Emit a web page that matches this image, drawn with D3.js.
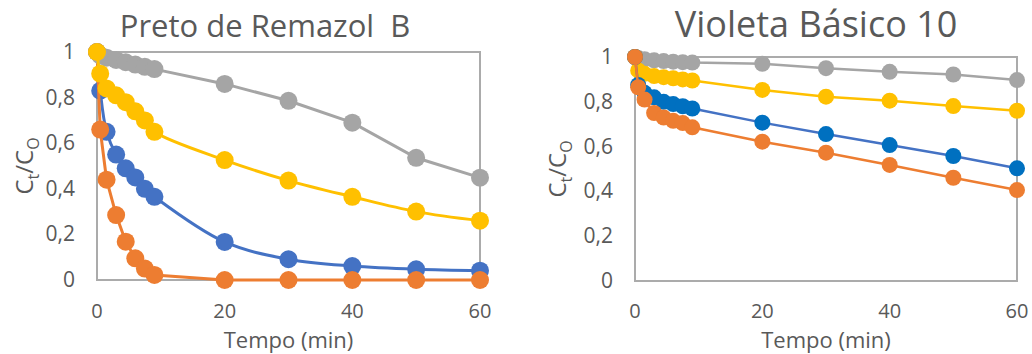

---

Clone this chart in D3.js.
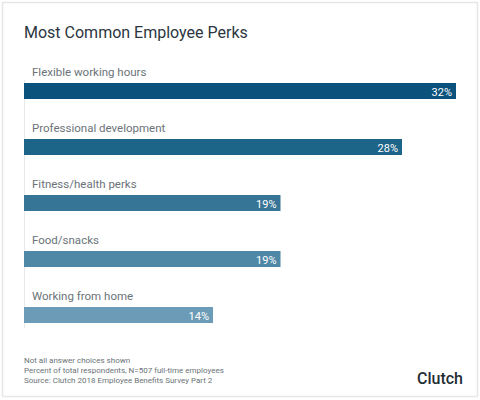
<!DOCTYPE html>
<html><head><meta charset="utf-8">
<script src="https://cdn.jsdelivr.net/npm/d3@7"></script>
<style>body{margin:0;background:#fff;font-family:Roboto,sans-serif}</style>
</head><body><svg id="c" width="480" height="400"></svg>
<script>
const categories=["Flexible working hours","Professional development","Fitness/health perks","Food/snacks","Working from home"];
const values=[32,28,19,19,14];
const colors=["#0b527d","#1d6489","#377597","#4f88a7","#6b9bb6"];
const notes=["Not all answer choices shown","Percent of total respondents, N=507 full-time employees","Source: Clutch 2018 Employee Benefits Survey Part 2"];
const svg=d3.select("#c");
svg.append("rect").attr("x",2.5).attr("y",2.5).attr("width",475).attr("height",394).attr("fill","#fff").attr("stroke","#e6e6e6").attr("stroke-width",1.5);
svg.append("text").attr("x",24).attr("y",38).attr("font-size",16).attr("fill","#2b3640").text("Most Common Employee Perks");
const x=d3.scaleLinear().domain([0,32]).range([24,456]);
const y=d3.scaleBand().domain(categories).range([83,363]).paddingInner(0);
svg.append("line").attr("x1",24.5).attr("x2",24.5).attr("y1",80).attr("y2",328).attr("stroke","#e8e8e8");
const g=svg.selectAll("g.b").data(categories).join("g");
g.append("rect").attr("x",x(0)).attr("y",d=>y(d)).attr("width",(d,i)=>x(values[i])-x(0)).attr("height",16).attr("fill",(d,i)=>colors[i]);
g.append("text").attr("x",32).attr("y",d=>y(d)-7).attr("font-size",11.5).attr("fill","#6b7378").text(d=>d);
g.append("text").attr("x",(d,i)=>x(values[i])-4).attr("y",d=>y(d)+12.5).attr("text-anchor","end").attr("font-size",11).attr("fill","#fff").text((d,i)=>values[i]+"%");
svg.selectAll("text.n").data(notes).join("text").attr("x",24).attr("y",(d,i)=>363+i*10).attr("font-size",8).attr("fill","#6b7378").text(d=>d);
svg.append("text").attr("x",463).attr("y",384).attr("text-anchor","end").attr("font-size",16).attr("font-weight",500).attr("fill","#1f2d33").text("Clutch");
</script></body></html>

What is needed: Looking at the records above, work out how many lines include the word "this", then give that number by itself.

Output of the task: 2